Kevin Harley, a spokesman for Attorney General Tom Corbett, said: "We just have lawyers fill out the paperwork on the forfeiture. We'll let the state police speak for themselves."
State police Cpl. Linette Quinn in Harrisburg said forfeiture of cash and other assets from illegal enterprises is routine, especially in drug cases.
Tournament poker has gained popularity since ESPN started airing the World Series of Poker, and the number of online poker tournaments has proliferated.
Under Pennsylvania law, individuals and organizations cannot profit from illegal gambling.
Texas Hold 'Em is a seven-card game in which wagers are made on the best five cards held by players.

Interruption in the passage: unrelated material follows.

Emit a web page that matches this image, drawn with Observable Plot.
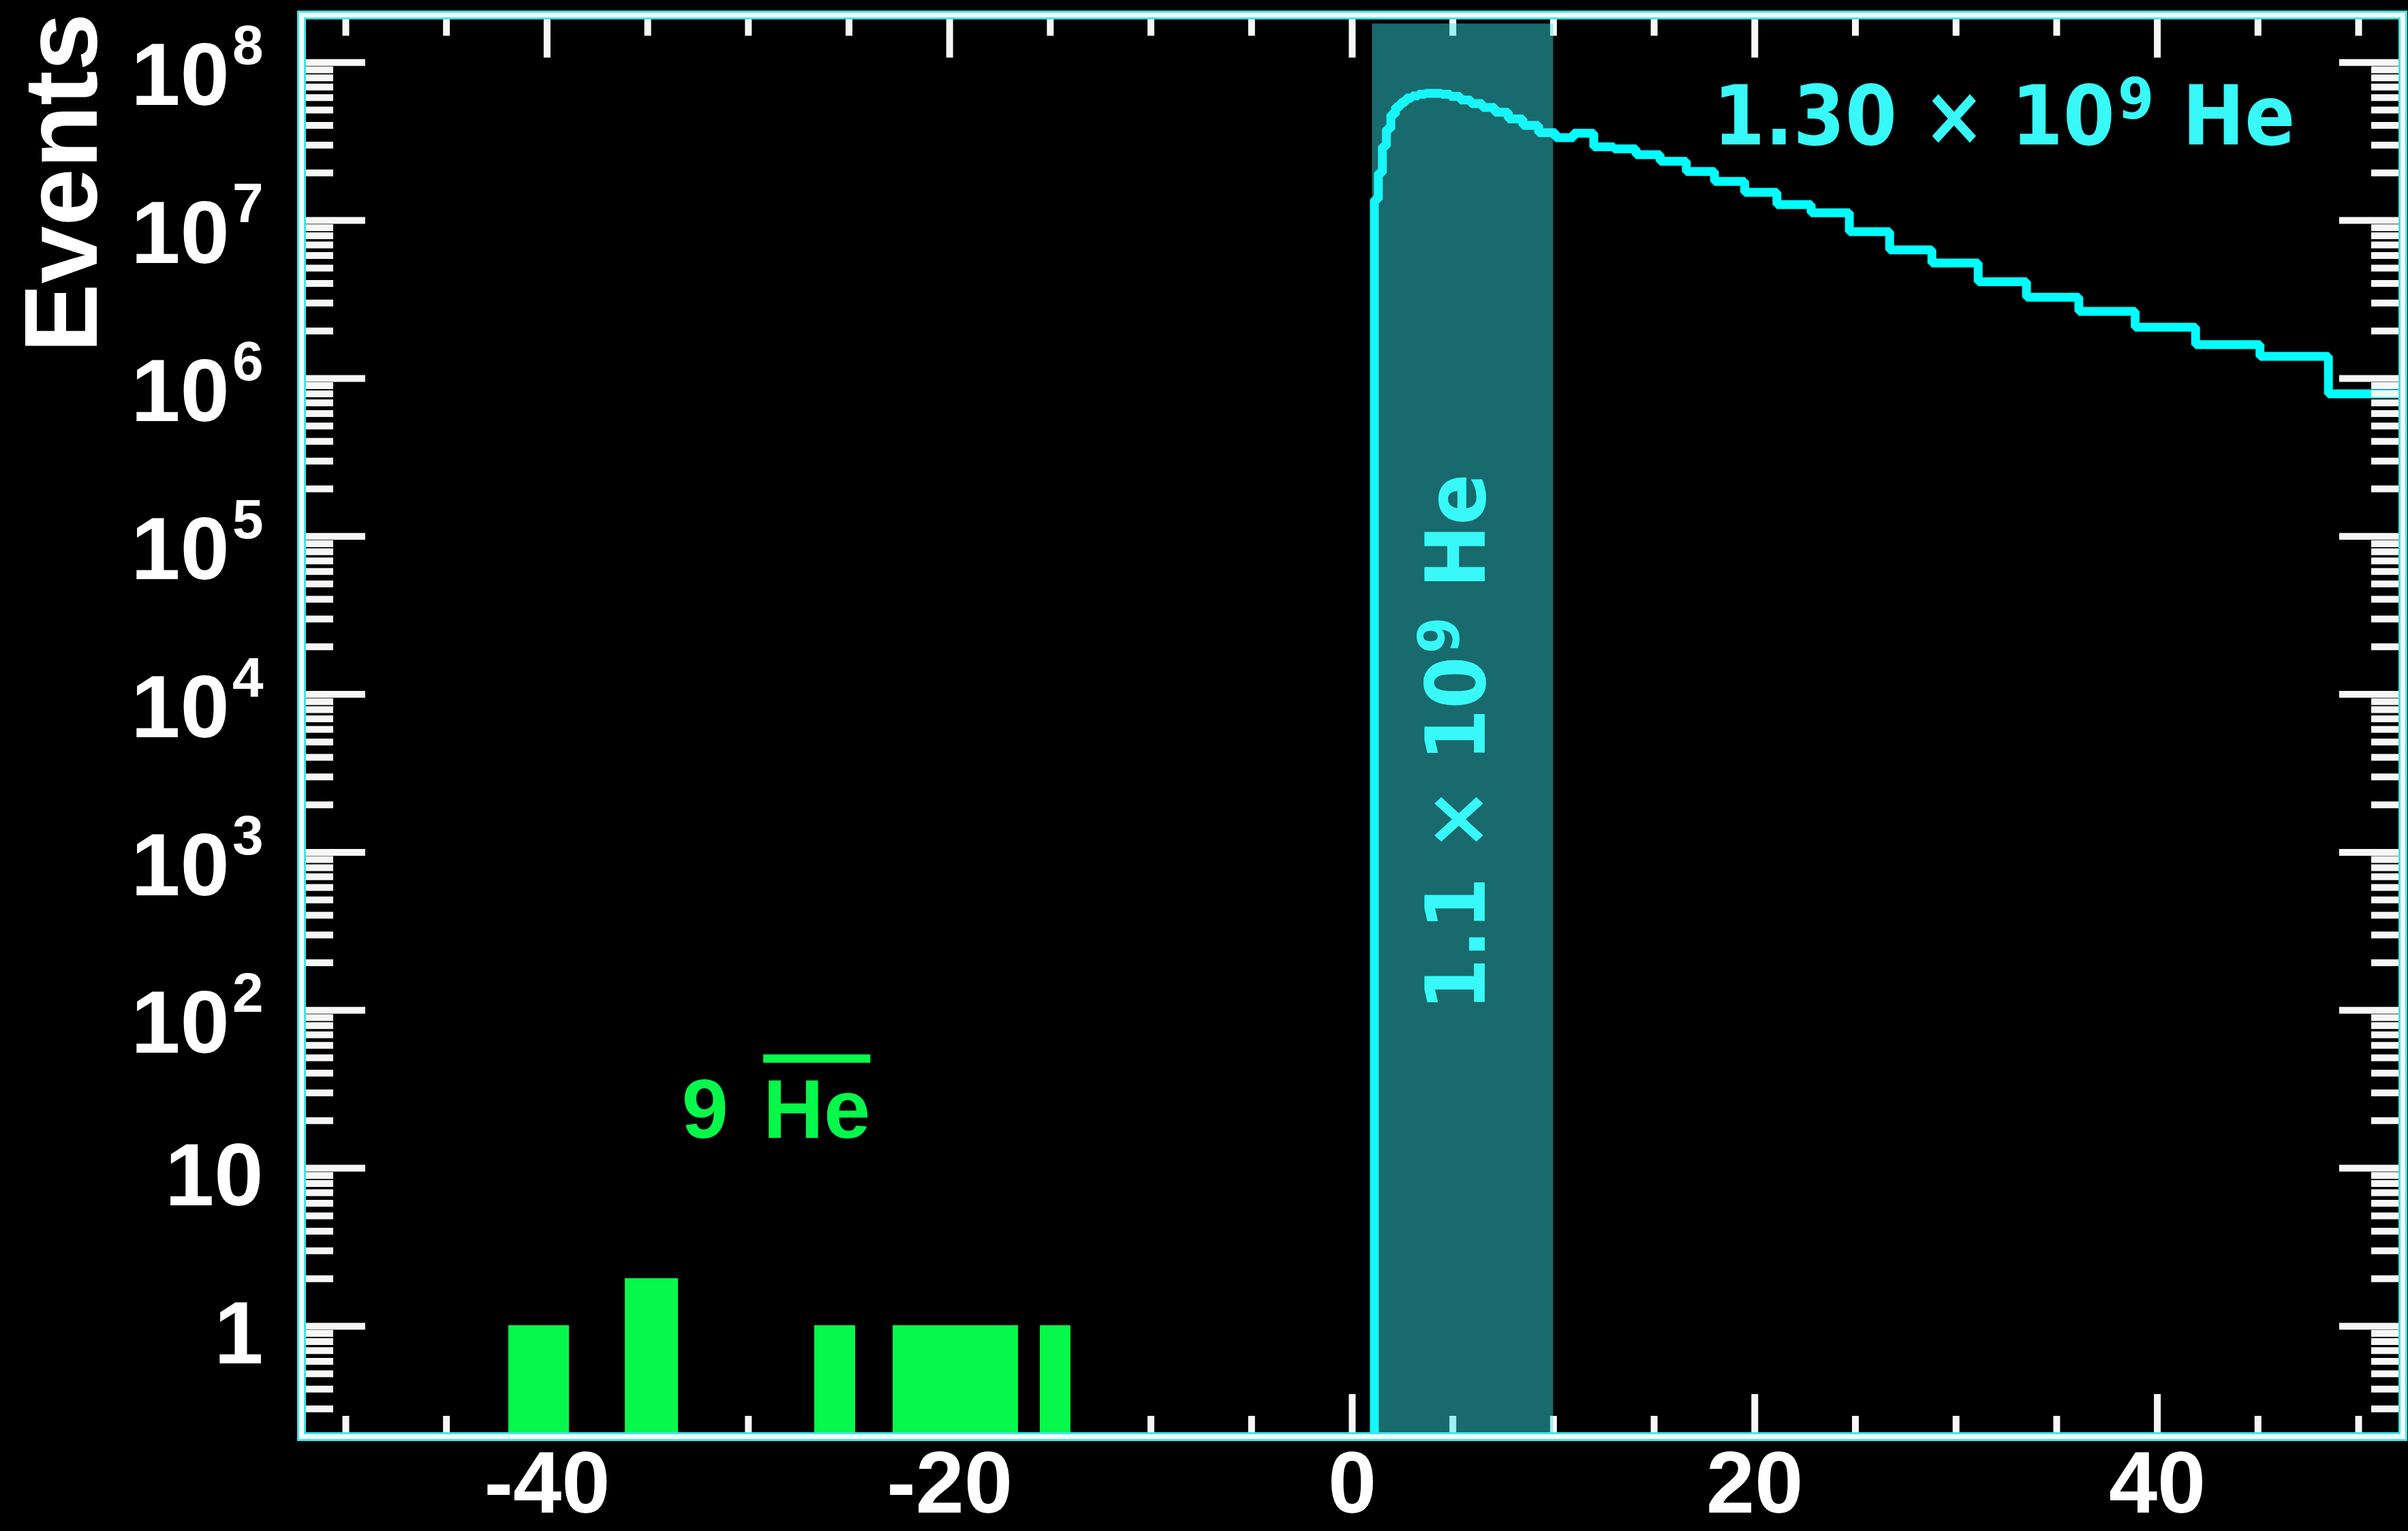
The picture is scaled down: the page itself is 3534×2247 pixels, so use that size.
<!DOCTYPE html>
<html>
<head>
<meta charset="utf-8">
<script src="https://cdn.jsdelivr.net/npm/d3@7"></script>
<script src="https://cdn.jsdelivr.net/npm/@observablehq/plot@0.6"></script>
<style>
html, body { margin: 0; padding: 0; background: #000; }
#chart svg { display: block; }
</style>
</head>
<body>
<div id="chart"></div>
<script>
// ---- Data ----
// Helium (positive rigidity) histogram: bin edges (GV) and events per bin
const heEdges = [1.1, 1.3, 1.5, 1.7, 1.92, 2.15, 2.4, 2.67, 2.97, 3.29, 3.64, 4.02, 4.43, 4.88, 5.37, 5.9, 6.47, 7.09, 7.76, 8.48, 9.26, 10.1, 11.0, 12.0, 13.0, 14.1, 15.3, 16.6, 18.0, 19.5, 21.1, 22.8, 24.7, 26.7, 28.8, 31.1, 33.5, 36.1, 38.9, 41.9, 45.1, 48.5, 52.2];
const heCounts = [1.36e7, 2.0e7, 2.95e7, 3.8e7, 4.7e7, 5.25e7, 5.6e7, 5.95e7, 6.15e7, 6.3e7, 6.38e7, 6.38e7, 6.3e7, 6.1e7, 5.8e7, 5.5e7, 5.2e7, 4.85e7, 4.4e7, 4.0e7, 3.6e7, 3.35e7, 3.57e7, 2.93e7, 2.84e7, 2.61e7, 2.37e7, 2.04e7, 1.77e7, 1.51e7, 1.26e7, 1.12e7, 8.5e6, 6.52e6, 5.38e6, 4.1e6, 3.27e6, 2.66e6, 2.11e6, 1.64e6, 1.38e6, 8.0e5];
// Antihelium candidates (negative rigidity)
const antiLo = [-41.9, -36.1, -26.7, -22.8, -21.1, -19.5, -18.0, -15.5];
const antiHi = [-38.9, -33.5, -24.7, -21.1, -19.5, -18.0, -16.6, -14.0];
const antiCounts = [1, 2, 1, 1, 1, 1, 1, 1];
// Highlighted rigidity band
const bandRange = [1.0, 10.0];
// Axes
const xDomain = [-52.2, 52.2];
const yDomain = [0.2, 2e8];
const xMajorTicks = [-40, -20, 0, 20, 40];
const xMinorTicks = [-50, -45, -35, -30, -25, -15, -10, -5, 5, 10, 15, 25, 30, 35, 45, 50];
const yMajorTicks = [1, 10, 1e2, 1e3, 1e4, 1e5, 1e6, 1e7, 1e8];
const yTickLabels = ["1", "10", "10^2", "10^3", "10^4", "10^5", "10^6", "10^7", "10^8"];
// Texts
const yAxisTitle = "Events";
const heTotalLabel = "1.30 × 10^9 He";
const bandLabel = "1.1 × 10^9 He";
const antiCountLabel = "9";
const antiSymbol = "He";

// ---- Derived tables ----
const yMinorTicks = [];
for (let e = -1; e <= 8; e++) {
  for (let m = 2; m <= 9; m++) {
    const v = m * Math.pow(10, e);
    if (v > yDomain[0] * 1.01 && v < yDomain[1] * 0.99) yMinorTicks.push(v);
  }
}
const hePoints = [{x: heEdges[0], y: yDomain[0]}];
heCounts.forEach((c, i) => hePoints.push({x: heEdges[i], y: c}));
hePoints.push({x: heEdges[heEdges.length - 1], y: heCounts[heCounts.length - 1]});
const antiBins = antiCounts.map((c, i) => ({x1: antiLo[i], x2: antiHi[i], n: c}));
const yLabelFor = new Map(yMajorTicks.map((v, i) => [v, yTickLabels[i]]));

const tickStroke = "#f6f6f6";
const cyan = "#00ffff";
const cyanText = "#38f8f8";
const green = "#06f84a";
const sans = "'Liberation Sans', Arial, Helvetica, sans-serif";
const verd = "'DejaVu Sans', Verdana, sans-serif";

function tickAxis(fn, anchor, ticks, size) {
  return fn({anchor, ticks, tickSize: size, fill: "none", label: null, stroke: tickStroke, strokeWidth: 10});
}

const chart = Plot.plot({
  width: 3534,
  height: 2247,
  marginLeft: 442,
  marginRight: 8,
  marginTop: 21.5,
  marginBottom: 139,
  style: {background: "black", color: "white", fontFamily: sans, fontWeight: "bold"},
  x: {domain: xDomain},
  y: {type: "log", domain: yDomain},
  marks: [
    Plot.line(hePoints, {x: "x", y: "y", curve: "step-after", stroke: cyan, strokeWidth: 13, strokeLinejoin: "miter", strokeLinecap: "butt"}),
    tickAxis(Plot.axisY, "left", yMajorTicks, -94),
    tickAxis(Plot.axisY, "left", yMinorTicks, -47),
    tickAxis(Plot.axisY, "right", yMajorTicks, -94),
    tickAxis(Plot.axisY, "right", yMinorTicks, -47),
    tickAxis(Plot.axisX, "bottom", xMajorTicks, -62),
    tickAxis(Plot.axisX, "bottom", xMinorTicks, -30),
    tickAxis(Plot.axisX, "top", xMajorTicks, -62),
    tickAxis(Plot.axisX, "top", xMinorTicks, -30),
    Plot.rect([bandRange], {x1: d => d[0], x2: d => d[1], fill: "rgb(53,236,240)", fillOpacity: 0.45, insetTop: 13}),
    Plot.rect(antiBins, {x1: "x1", x2: "x2", y1: yDomain[0], y2: "n", fill: green, stroke: green, strokeWidth: 1, shapeRendering: "crispEdges"}),
    Plot.axisY({anchor: "left", ticks: yMajorTicks, tickSize: 0, tickPadding: 56, stroke: "none", fill: "white",
      tickFormat: d => yLabelFor.get(d), fontSize: 130, fontWeight: "bold", fontFamily: sans, dy: 13, label: null}),
    Plot.axisX({anchor: "bottom", ticks: xMajorTicks, tickSize: 0, tickPadding: 21, stroke: "none", fill: "white",
      tickFormat: d => String(d), fontSize: 128, fontWeight: "bold", fontFamily: sans, label: null}),
    Plot.text([yAxisTitle], {frameAnchor: "top-left", dx: -301, dy: 246.5, rotate: -90, textAnchor: "middle", lineAnchor: "bottom",
      fontSize: 152, fontWeight: "bold", fontFamily: sans, fill: "white"}),
    Plot.text([heTotalLabel], {x: 32.39, y: 3.02e7, text: d => d, textAnchor: "middle", lineAnchor: "bottom",
      fontSize: 121, fontWeight: "bold", fontFamily: verd, fill: cyanText}),
    Plot.text([bandLabel], {x: 6.6, y: 4970, text: d => d, rotate: -90, textAnchor: "middle", lineAnchor: "bottom",
      fontSize: 121, fontWeight: "bold", fontFamily: verd, fill: cyanText}),
    Plot.text([antiCountLabel], {x: -32.15, y: 15.5, text: d => d, textAnchor: "middle", lineAnchor: "bottom",
      fontSize: 123, fontWeight: "bold", fontFamily: sans, fill: green}),
    Plot.text([antiSymbol], {x: -26.6, y: 15.5, text: d => d, textAnchor: "middle", lineAnchor: "bottom",
      fontSize: 123, fontWeight: "bold", fontFamily: sans, fill: green}),
    Plot.frame({stroke: "#3ee6e6", strokeWidth: 13}),
    Plot.frame({stroke: "#f4ffff", strokeWidth: 7})
  ]
});

document.getElementById("chart").appendChild(chart);

// ---- Typographic post-processing (superscripts, text widths, overline) ----
const NS = "http://www.w3.org/2000/svg";
function tspan(parent, text, attrs) {
  const s = document.createElementNS(NS, "tspan");
  s.textContent = text;
  for (const k in attrs) s.setAttribute(k, attrs[k]);
  parent.appendChild(s);
  return s;
}
chart.querySelectorAll('g[aria-label="y-axis tick label"] text').forEach(t => {
  const m = t.textContent.match(/^(\d+)\^(\d+)$/);
  if (!m) return;
  t.textContent = "";
  tspan(t, m[1], {});
  tspan(t, m[2], {"font-size": "82", "dy": "-60", "dx": "4"});
  t.setAttribute("transform", (t.getAttribute("transform") || "") + " translate(0,8)");
});
chart.querySelectorAll("text").forEach(t => {
  const s = t.textContent;
  if (s === heTotalLabel || s === bandLabel) {
    const m = s.match(/^(.*)\^(\d+)(.*)$/);
    t.textContent = "";
    tspan(t, m[1], {});
    tspan(t, m[2], {"font-size": "84", "dy": "-38", "dx": "5"});
    tspan(t, m[3], {"dy": "38", "dx": "4"});
    const target = s === heTotalLabel ? 846 : 780;
    const natural = t.getComputedTextLength();
    const k = natural > 0 ? target / natural : 0.9;
    t.setAttribute("transform", (t.getAttribute("transform") || "") + ` scale(${k.toFixed(4)},1)`);
  } else if (s === antiSymbol) {
    t.style.textDecoration = "overline";
    t.style.textDecorationThickness = "11px";
  }
});
</script>
</body>
</html>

In April, state police charged Burns, 63, with profiting from the three tournaments in Seward as well as weekly poker games in Hempfield.
Poker tournaments have been sponsored by fire departments, clubs and other groups to raise money or to boost business.
Playing poker for money at a fire hall, club or business that has a liquor license is illegal, according to state law, unless the tournament is a self-sponsored event.
For private clubs, poker is not allowed under the Local Options for Small Games of Chance.
Restaurants can hold self-sponsored tournaments as long as a third party is not involved. The only exception is if the third party is a charitable organization.
On some Web sites, players can learn locations of tournaments in Pennsylvania and can be notified by e-mail of where the games will be held.